• _What you should do_
Once the pictures are set aside, transcribe the remaining data exactly.

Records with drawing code
# # # # # # #

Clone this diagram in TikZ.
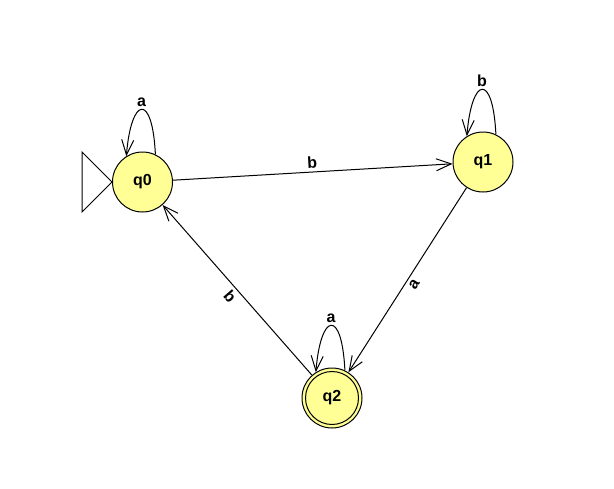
\documentclass[tikz,border=0pt]{standalone}
\usepackage{fontspec}
\setmainfont{Liberation Sans}
\usetikzlibrary{arrows.meta}
\definecolor{statefill}{RGB}{255,255,150}
\begin{document}
\begin{tikzpicture}[x=1pt,y=-1pt,
  labelfont/.style={font=\fontsize{16}{16}\selectfont\bfseries},
  state/.style={circle,draw,line width=1pt,fill=statefill,
    minimum size=60pt,inner sep=0pt,labelfont},
  edge/.style={line width=1pt,
    -{Straight Barb[length=15pt,width=12pt,line width=1pt]}},
  lbl/.style={labelfont,sloped,auto,inner sep=3pt},
  looplbl/.style={labelfont,above=1pt,inner sep=1pt}]
  % canvas
  \useasboundingbox[fill=white] (0,0) rectangle (614,488);

  % states
  \node[state] (q0) at (142.5,182) {q0};
  \node[state] (q1) at (483,162) {q1};
  \node[state] (q2) at (332,398) {q2};
  % accepting ring
  \draw[line width=1pt] (q2.center) circle[radius=26.5];

  % initial-state marker
  \draw[line width=1pt] (q0.west) -- ++(-30,-30) -- ++(0,60) -- cycle;

  % transitions
  \draw[edge] (q0) -- node[lbl] {b} (q1);
  \draw[edge] (q1) -- node[lbl,swap] {a} (q2);
  \draw[edge] (q2) -- node[lbl,swap] {b} (q0);

  % self loops
  \draw[edge] (q0.65) .. controls +(-3,-62) and +(5,-60) .. node[looplbl] {a} (q0.122);
  \draw[edge] (q1.65) .. controls +(-3,-62) and +(5,-60) .. node[looplbl] {b} (q1.122);
  \draw[edge] (q2.65) .. controls +(-3,-62) and +(5,-60) .. node[looplbl] {a} (q2.122);
\end{tikzpicture}
\end{document}
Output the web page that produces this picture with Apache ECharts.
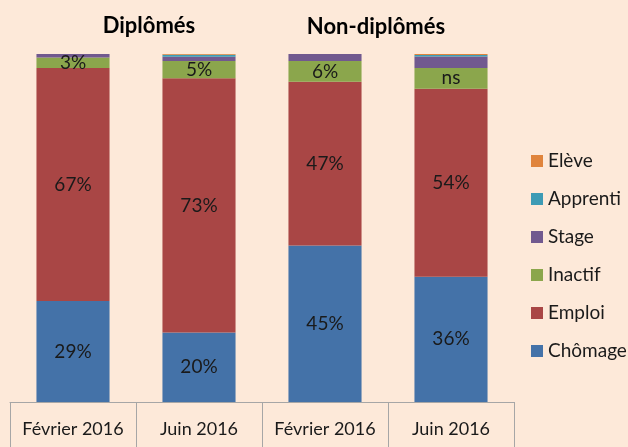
<!DOCTYPE html>
<html>
<head>
<meta charset="utf-8">
<script src="https://cdn.jsdelivr.net/npm/echarts@6/dist/echarts.min.js"></script>
<style>
  html, body { margin: 0; padding: 0; background: #FDE9D9; }
  #chart { width: 628px; height: 447px; }
</style>
</head>
<body>
<div id="chart"></div>
<script>
// Situation des jeunes : diplômés vs non-diplômés, février et juin 2016 (en %)
const categories = ['Février 2016', 'Juin 2016', 'Février 2016', 'Juin 2016'];
const chomage  = [29, 20, 45, 36];
const emploi   = [67, 73, 47, 54];
const inactif  = [3, 5, 6, 6];
const stage    = [1, 1.2, 2, 3.3];
const apprenti = [0, 0.6, 0, 0.4];
const eleve    = [0, 0.2, 0, 0.3];
const inactifLabels = ['3%', '5%', '6%', 'ns'];
const groupTitles = ['Diplômés', 'Non-diplômés'];

const FONT = 'Lato, "Open Sans", sans-serif';
const colors = {
  'Chômage':  '#4472A8',
  'Emploi':   '#A94645',
  'Inactif':  '#8BA64C',
  'Stage':    '#71598F',
  'Apprenti': '#3D9BB5',
  'Elève':    '#E0843C'
};

function pctLabel(p) { return p.value + '%'; }

function makeSeries(name, values, labelFmt) {
  return {
    name: name,
    type: 'bar',
    stack: 'total',
    barWidth: '58%',
    data: values,
    itemStyle: { color: colors[name] },
    label: labelFmt ? {
      show: true,
      position: 'inside',
      formatter: labelFmt,
      color: '#1a1a1a',
      fontFamily: FONT,
      fontSize: 19
    } : { show: false },
    emphasis: { disabled: true }
  };
}

const chart = echarts.init(document.getElementById('chart'), null, { renderer: 'canvas' });
chart.setOption({
  backgroundColor: '#FDE9D9',
  animation: false,
  grid: { left: 10, right: 114, top: 54, bottom: 45 },
  xAxis: {
    type: 'category',
    data: categories,
    axisLine: { lineStyle: { color: '#A6A6A6', width: 1 } },
    axisTick: { show: true, interval: 0, length: 45, lineStyle: { color: '#A6A6A6' } },
    axisLabel: { interval: 0, margin: 18, color: '#1a1a1a', fontFamily: FONT, fontSize: 18 }
  },
  yAxis: { type: 'value', min: 0, max: 100, show: false },
  legend: {
    orient: 'vertical',
    left: 531,
    top: 150,
    padding: 0,
    itemWidth: 12,
    itemHeight: 12,
    itemGap: 16,
    icon: 'rect',
    data: ['Elève', 'Apprenti', 'Stage', 'Inactif', 'Emploi', 'Chômage'],
    textStyle: { color: '#1a1a1a', fontFamily: FONT, fontSize: 19, lineHeight: 22, padding: [0, 0, 0, 0] }
  },
  graphic: [
    { type: 'text', x: 149, y: 15, style: { text: groupTitles[0], font: 'bold 22px ' + FONT, fill: '#000', align: 'center', textAlign: 'center' } },
    { type: 'text', x: 376, y: 16, style: { text: groupTitles[1], font: 'bold 22px ' + FONT, fill: '#000', align: 'center', textAlign: 'center' } }
  ],
  series: [
    makeSeries('Chômage', chomage, pctLabel),
    makeSeries('Emploi', emploi, pctLabel),
    makeSeries('Inactif', inactif, p => inactifLabels[p.dataIndex]),
    makeSeries('Stage', stage),
    makeSeries('Apprenti', apprenti),
    makeSeries('Elève', eleve)
  ]
});
</script>
</body>
</html>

# # # # # # #

• _Finished exercise_
Clone this diagram in TikZ.
\documentclass[tikz,border=0pt]{standalone}
\usepackage{fontspec}
\setmainfont{Liberation Sans}
\usetikzlibrary{arrows.meta}
\definecolor{statefill}{RGB}{255,255,150}
\begin{document}
\begin{tikzpicture}[x=1pt,y=-1pt,
  labelfont/.style={font=\fontsize{16}{16}\selectfont\bfseries},
  state/.style={circle,draw,line width=1pt,fill=statefill,
    minimum size=60pt,inner sep=0pt,labelfont},
  edge/.style={line width=1pt,
    -{Straight Barb[length=15pt,width=12pt,line width=1pt]}},
  lbl/.style={labelfont,sloped,auto,inner sep=3pt},
  looplbl/.style={labelfont,above=1pt,inner sep=1pt}]
  % canvas
  \useasboundingbox[fill=white] (0,0) rectangle (614,488);

  % states
  \node[state] (q0) at (142.5,182) {q0};
  \node[state] (q1) at (483,162) {q1};
  \node[state] (q2) at (332,398) {q2};
  % accepting ring
  \draw[line width=1pt] (q2.center) circle[radius=26.5];

  % initial-state marker
  \draw[line width=1pt] (q0.west) -- ++(-30,-30) -- ++(0,60) -- cycle;

  % transitions
  \draw[edge] (q0) -- node[lbl] {b} (q1);
  \draw[edge] (q1) -- node[lbl,swap] {a} (q2);
  \draw[edge] (q2) -- node[lbl,swap] {b} (q0);

  % self loops
  \draw[edge] (q0.65) .. controls +(-3,-62) and +(5,-60) .. node[looplbl] {a} (q0.122);
  \draw[edge] (q1.65) .. controls +(-3,-62) and +(5,-60) .. node[looplbl] {b} (q1.122);
  \draw[edge] (q2.65) .. controls +(-3,-62) and +(5,-60) .. node[looplbl] {a} (q2.122);
\end{tikzpicture}
\end{document}
Output the web page that produces this picture with Apache ECharts.
<!DOCTYPE html>
<html>
<head>
<meta charset="utf-8">
<script src="https://cdn.jsdelivr.net/npm/echarts@6/dist/echarts.min.js"></script>
<style>
  html, body { margin: 0; padding: 0; background: #FDE9D9; }
  #chart { width: 628px; height: 447px; }
</style>
</head>
<body>
<div id="chart"></div>
<script>
// Situation des jeunes : diplômés vs non-diplômés, février et juin 2016 (en %)
const categories = ['Février 2016', 'Juin 2016', 'Février 2016', 'Juin 2016'];
const chomage  = [29, 20, 45, 36];
const emploi   = [67, 73, 47, 54];
const inactif  = [3, 5, 6, 6];
const stage    = [1, 1.2, 2, 3.3];
const apprenti = [0, 0.6, 0, 0.4];
const eleve    = [0, 0.2, 0, 0.3];
const inactifLabels = ['3%', '5%', '6%', 'ns'];
const groupTitles = ['Diplômés', 'Non-diplômés'];

const FONT = 'Lato, "Open Sans", sans-serif';
const colors = {
  'Chômage':  '#4472A8',
  'Emploi':   '#A94645',
  'Inactif':  '#8BA64C',
  'Stage':    '#71598F',
  'Apprenti': '#3D9BB5',
  'Elève':    '#E0843C'
};

function pctLabel(p) { return p.value + '%'; }

function makeSeries(name, values, labelFmt) {
  return {
    name: name,
    type: 'bar',
    stack: 'total',
    barWidth: '58%',
    data: values,
    itemStyle: { color: colors[name] },
    label: labelFmt ? {
      show: true,
      position: 'inside',
      formatter: labelFmt,
      color: '#1a1a1a',
      fontFamily: FONT,
      fontSize: 19
    } : { show: false },
    emphasis: { disabled: true }
  };
}

const chart = echarts.init(document.getElementById('chart'), null, { renderer: 'canvas' });
chart.setOption({
  backgroundColor: '#FDE9D9',
  animation: false,
  grid: { left: 10, right: 114, top: 54, bottom: 45 },
  xAxis: {
    type: 'category',
    data: categories,
    axisLine: { lineStyle: { color: '#A6A6A6', width: 1 } },
    axisTick: { show: true, interval: 0, length: 45, lineStyle: { color: '#A6A6A6' } },
    axisLabel: { interval: 0, margin: 18, color: '#1a1a1a', fontFamily: FONT, fontSize: 18 }
  },
  yAxis: { type: 'value', min: 0, max: 100, show: false },
  legend: {
    orient: 'vertical',
    left: 531,
    top: 150,
    padding: 0,
    itemWidth: 12,
    itemHeight: 12,
    itemGap: 16,
    icon: 'rect',
    data: ['Elève', 'Apprenti', 'Stage', 'Inactif', 'Emploi', 'Chômage'],
    textStyle: { color: '#1a1a1a', fontFamily: FONT, fontSize: 19, lineHeight: 22, padding: [0, 0, 0, 0] }
  },
  graphic: [
    { type: 'text', x: 149, y: 15, style: { text: groupTitles[0], font: 'bold 22px ' + FONT, fill: '#000', align: 'center', textAlign: 'center' } },
    { type: 'text', x: 376, y: 16, style: { text: groupTitles[1], font: 'bold 22px ' + FONT, fill: '#000', align: 'center', textAlign: 'center' } }
  ],
  series: [
    makeSeries('Chômage', chomage, pctLabel),
    makeSeries('Emploi', emploi, pctLabel),
    makeSeries('Inactif', inactif, p => inactifLabels[p.dataIndex]),
    makeSeries('Stage', stage),
    makeSeries('Apprenti', apprenti),
    makeSeries('Elève', eleve)
  ]
});
</script>
</body>
</html>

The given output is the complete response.